**Description of the task**
Print the listing as it stands, omitting all images.

**Data block**
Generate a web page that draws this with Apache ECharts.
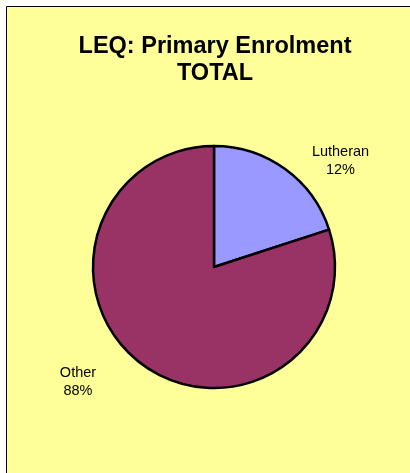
<!DOCTYPE html>
<html>
<head>
<meta charset="utf-8">
<script src="https://cdn.jsdelivr.net/npm/echarts@6/dist/echarts.min.js"></script>
<style>html,body{margin:0;padding:0;background:#fff;}#c{width:410px;height:473px;}</style>
</head>
<body>
<div id="c"></div>
<script>
var categories = ['Lutheran', 'Other'];
var sliceValues = [20, 80];
var percentLabels = ['12%', '88%'];
var titleText = 'LEQ: Primary Enrolment\nTOTAL';

var colors = ['#9999FF', '#993366'];
var labelSpots = [[340.5, 161], [78, 382]];

var chart = echarts.init(document.getElementById('c'), null, {renderer: 'canvas'});
chart.setOption({
  backgroundColor: '#ffffff',
  animation: false,
  graphic: [{
    type: 'rect', z: -10, silent: true,
    shape: {x: 6.5, y: 6.5, width: 420, height: 480},
    style: {fill: '#FFFF99', stroke: '#000', lineWidth: 1}
  }],
  title: {
    text: titleText,
    left: 210, top: 28,
    textAlign: 'center',
    textStyle: {fontFamily: 'Liberation Sans, Arial, sans-serif', fontSize: 23.5, fontWeight: 'bold', color: '#000', lineHeight: 27}
  },
  series: [{
    type: 'pie',
    center: [214, 267],
    radius: 121,
    startAngle: 90,
    clockwise: true,
    avoidLabelOverlap: false,
    data: categories.map(function (c, i) {
      return {name: c, value: sliceValues[i], itemStyle: {color: colors[i]}};
    }),
    itemStyle: {borderColor: '#000', borderWidth: 2.5},
    label: {
      show: true,
      position: 'outside',
      formatter: function (p) { return p.name + '\n' + percentLabels[p.dataIndex]; },
      fontFamily: 'Liberation Sans, Arial, sans-serif',
      fontSize: 14.5, color: '#000', lineHeight: 18, align: 'center'
    },
    labelLine: {show: false},
    labelLayout: function (p) {
      var s = labelSpots[p.dataIndex];
      return {x: s[0], y: s[1], align: 'center', verticalAlign: 'middle'};
    },
    emphasis: {disabled: true}
  }]
});
</script>
</body>
</html>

**Task answer**
Generate a web page that draws this with Apache ECharts.
<!DOCTYPE html>
<html>
<head>
<meta charset="utf-8">
<script src="https://cdn.jsdelivr.net/npm/echarts@6/dist/echarts.min.js"></script>
<style>html,body{margin:0;padding:0;background:#fff;}#c{width:410px;height:473px;}</style>
</head>
<body>
<div id="c"></div>
<script>
var categories = ['Lutheran', 'Other'];
var sliceValues = [20, 80];
var percentLabels = ['12%', '88%'];
var titleText = 'LEQ: Primary Enrolment\nTOTAL';

var colors = ['#9999FF', '#993366'];
var labelSpots = [[340.5, 161], [78, 382]];

var chart = echarts.init(document.getElementById('c'), null, {renderer: 'canvas'});
chart.setOption({
  backgroundColor: '#ffffff',
  animation: false,
  graphic: [{
    type: 'rect', z: -10, silent: true,
    shape: {x: 6.5, y: 6.5, width: 420, height: 480},
    style: {fill: '#FFFF99', stroke: '#000', lineWidth: 1}
  }],
  title: {
    text: titleText,
    left: 210, top: 28,
    textAlign: 'center',
    textStyle: {fontFamily: 'Liberation Sans, Arial, sans-serif', fontSize: 23.5, fontWeight: 'bold', color: '#000', lineHeight: 27}
  },
  series: [{
    type: 'pie',
    center: [214, 267],
    radius: 121,
    startAngle: 90,
    clockwise: true,
    avoidLabelOverlap: false,
    data: categories.map(function (c, i) {
      return {name: c, value: sliceValues[i], itemStyle: {color: colors[i]}};
    }),
    itemStyle: {borderColor: '#000', borderWidth: 2.5},
    label: {
      show: true,
      position: 'outside',
      formatter: function (p) { return p.name + '\n' + percentLabels[p.dataIndex]; },
      fontFamily: 'Liberation Sans, Arial, sans-serif',
      fontSize: 14.5, color: '#000', lineHeight: 18, align: 'center'
    },
    labelLine: {show: false},
    labelLayout: function (p) {
      var s = labelSpots[p.dataIndex];
      return {x: s[0], y: s[1], align: 'center', verticalAlign: 'middle'};
    },
    emphasis: {disabled: true}
  }]
});
</script>
</body>
</html>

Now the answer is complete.